The members of the Secretariat were elected by the Communist Party's Central Committee, although in all but the first years of its existence the elections were a formality since decisions were made by the senior leadership before the voting. The General Secretary of the CPSU, who was also a Politburo member, was the leader of the Secretariat and of the Party. Dual membership in the Secretariat and the Politburo was in practice reserved for two or three very senior members of the Soviet leadership, and in the post- Stalin era (after March 1953) was a stepping-stone to ultimate power. The last five Soviet leaders (Nikita Khrushchev, Leonid Brezhnev, Yuri Andropov, Konstantin Chernenko and Mikhail Gorbachev) were all senior Secretaries before becoming First or General Secretaries. Additionally, Georgy Malenkov was briefly reckoned[by whom?] as the leader of the Party for a week after Stalin's death by virtue of being the top member of the Secretariat.

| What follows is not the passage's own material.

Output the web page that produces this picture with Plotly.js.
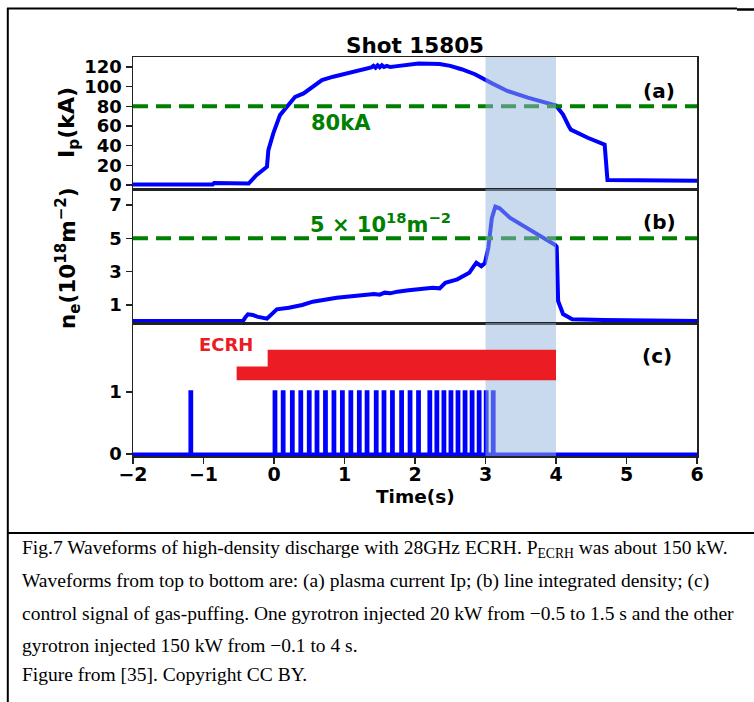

The Central Committee established the Secretariat on 6 August 1917; it initially comprised Felix Dzerzhinsky, Matvei Muranov and Yakov Sverdlov as full members and Adolph Joffe and Elena Stasova as candidate members (or alternates). Following the October Revolution of November 1917, Sverdlov and Stasova in effect handled the work of the Secretariat as the other members of the body assumed other duties. At the time, the Secretariat was responsible for technical issues such as coordination of the activities of regional Party organizations and handling routine administrative affairs of the Party. Its staff increased from just 30 in 1919 to 600 in 1921 and to 767 by 1925.
By 1922 the body had transformed from a technical committee to become one of the most important components of the Party, and from that point on it was responsible for day-to-day operations of the Communist Party. Also in 1922, the position of General Secretary was created, the General Secretary became the head of the Secretariat and, in the years following Lenin's death in 1924, became the most important figure in the Party and in the Soviet Union.